There is a number of operations with iterators which lead to undefined behavior, the goal of this trigger is to activate runtime checks to prevent it from occuring (using asserts).
The issue
The obvious operation is to use an invalid iterator, but this invalidity may arise from various reasons:
- Unitialized iterator
- Iterator to an element that has been erased
- Iterator to an element which physical location has changed (reallocation for a
vector
)
- Iterator outside of
[begin, end)
The standard precise in excruciating details for each container which operation invalidates which iterator.
There is a somehow less obvious reason that people tend to forget: mixing iterators to different containers:
std::vector<Animal> cats, dogs;
for_each(cats.begin(), dogs.end(), /**/); // obvious bug
This pertain to a more general issue: the validity of ranges passed to the algorithms.
[cats.begin(), dogs.end())
is invalid (unless one is an alias for the other)
[cats.end(), cats.begin())
is invalid (unless cats
is empty ??)
The solution
The solution consists in adding information to the iterators so that their validity and the validity of the ranges they defined can be asserted during execution thus preventing undefined behavior to occur.
The _HAS_ITERATOR_DEBUGGING
symbol serves as a trigger to this capability, because it unfortunately slows down the program.

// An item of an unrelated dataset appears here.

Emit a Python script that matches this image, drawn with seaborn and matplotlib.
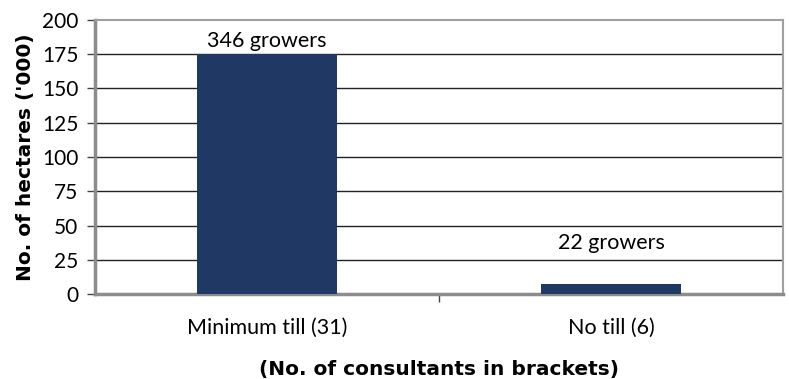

It's quite simple in theory: each iterator is made an Observer
of the container it's issued from and is thus notified of the modification.
In Dinkumware this is achieved by two additions:
- Each iterator carries a pointer to its related container
- Each container holds a linked list of the iterators it created
And this neatly solves our problems:
- An unitialized iterator does not have a parent container, most operations (apart from assignment and destruction) will trigger an assertion
- An iterator to an erased or moved element has been notified (thanks to the list) and know of its invalidity
- On incrementing and decrementing an iterator it can checks it stays within the bounds
- Checking that 2 iterators belong to the same container is as simple as comparing their parent pointers
- Checking the validity of a range is as simple as checking that we reach the end of the range before we reach the end of the container (linear operation for those containers which are not randomly accessible, thus most of them)
The cost
The cost is heavy, but does correctness has a price ? We can break down the cost though:
- extra memory allocation (the extra list of iterators maintained):
O(NbIterators)
- notification process on mutating operations:
O(NbIterators)
(Note that push_back
or insert
do not necessarily invalidates iterators, but erase
does)
- range validity check:
O( min(last-first, container.end()-first) )
Most of the library algorithms have of course been implemented for maximum efficiency, typically the check is done once and for all at the beginning of the algorithm, then an unchecked version is run. Yet the speed might severely slow down, especially with hand-written loops:
for (iterator_t it = vec.begin();
it != vec.end(); // Oups
++it)
// body
We know the Oups line is bad taste, but here it's even worse: at each run of the loop, we create a new iterator then destroy it which means allocating and deallocating a node for vec
's list of iterators... Do I have to underline the cost of allocating/deallocating memory in a tight loop ?
Of course, a for_each
would not encounter such an issue, which is yet another compelling case toward the use of STL algorithms instead of hand-coded versions.